Once in a while the music becomes an indispensable part of the ad. Often it’s a jingle, which is (more or less) a short, innocuous tune that, if catchy enough, is unforgettable.
There are commercials out there in which classical music or musicians take a central role in the sales pitch.
Here are three.
The first is a Japanese commercial for a new cell phone made from wood, the Touch Wood SH-08C.
Although it’s unclear as to what they’re selling until the very end, we are treated to beautiful nature scenes and a performance of an arrangement of J.S. Bach‘s chorale “Jesu, Joy of Man’s Desiring,” BWV 140, for wooden xylophone played in an ingenious way.
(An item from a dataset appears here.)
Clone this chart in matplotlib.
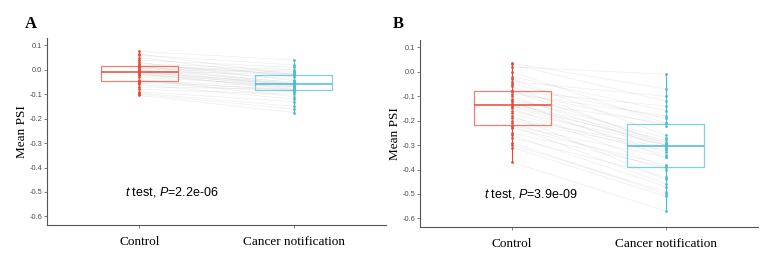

I’ll let you discover the rest.
The second video is a Spanish car commercial for the Volkswagen Polo, featuring a sweet little car and a hunky bassoonist who gets the girl. Like the protagonist says at the beginning, “playing bassoon is cool.” (Click on the “cc” to see English subtitles.)
The final commercial is for Dortmund Concert Hall in Germany. In an effort to promote their season and generate more interest, the organization went into the milk-selling business.
They provided music (live and recorded) from the upcoming season to a local farm while cows were fed and milked, hoping to increase milk production.
And thus Dortmund Konzertmilch (“Dortmund Concert Milk”) was born.
Note that French countertenor Philippe Jaroussky, a baroque specialist not heard in the commercial, was booked to be on hall’s season.